The fredholm determinant of an infinite matrix $A$ is defined by
$$
\det(I+A) = \exp(\text{tr}(\log(I+A))).
$$
I'm trying to understand the formula and how to use it.
To be concrete here are my questions:
-
Let
$$
A=I=\begin{pmatrix}1 & 0 & 0 & \ldots \\
0 & 1 & 0 & \ddots \\
\vdots & \ddots & \ddots &\ddots \\
\end{pmatrix}
$$
($A$ is the infinite matrix with diagonal elements equal to 1 and 0's everywhere else). If $A$ were finite dimensional then mutlipyling the diagonal elements, the determinant equals 1. It seems natural that the infinite matrix should also have determinant equal to 1 but I don't see how the above formula gets this.
What about a triangular matrix with diagonal elements equal to 1?
What about a diagonal matrix with elements not equal to 1? -
Why is the definition not $\det(A) = \exp(\text{tr}(\log(A)))$?
- Say $\det(I+A)=3$ then what is $\det(A)$?
Best Answer
Math with infinite matrices is tricky, as is anything to do with infinite-dimensional linear algebra. Note in particular that the Fredholm determinant $\det(I + A)$ will only be defined if $A$ is a trace-class matrix, i.e. an operator for which $\sqrt{A^TA}$ has finite trace. So to answer your last two questions:
Regarding 2: if we wanted to define $\det(A)$ in the same way, then we would only be able to use the trick that defines the Fredholm derivative if $A - I$ is trace-class. It's easier to talk about trace-class operators than it is to talk about "the set of operators $A$ for which $A - I$ is trace-class", hence the definition given.
Regarding 3: if $\det(I + A) = 3$, then $\det(A)$ is not defined. In particular, if $A$ is a trace-class operator, then $A + \alpha I$ will only be trace-class if $\alpha = 0$.
Regarding the first question: to calculate $\det(I)$, we can plug in $A = 0$ into the definition to get $$ \det(I + 0) = \exp(\operatorname{tr}(\log(I+ 0))). $$ We have $\log(I) = 0$ (the zero-matrix), so the trace of the log is zero, so the determinant is $\exp(0) = 1$.

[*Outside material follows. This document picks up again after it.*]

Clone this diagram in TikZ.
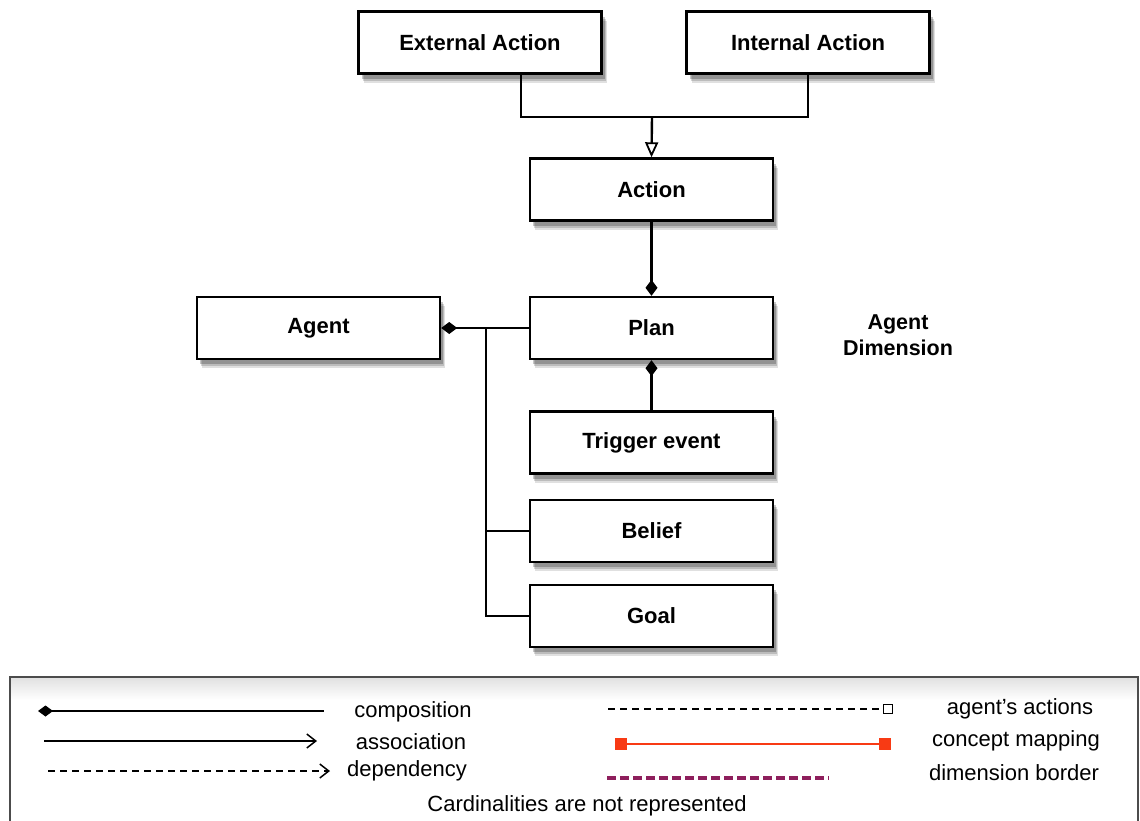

A triangular matrix might not be trace class. For instance, as long as we have an infinite diagonal that doesn't converge to zero, the matrix fails to be trace-class. In the same way, for some diagonal matrices $A$ it is not true that $A - I$ is trace class. Whenever $A - I$ is not trace class, $\det(A)$ is not defined in this context.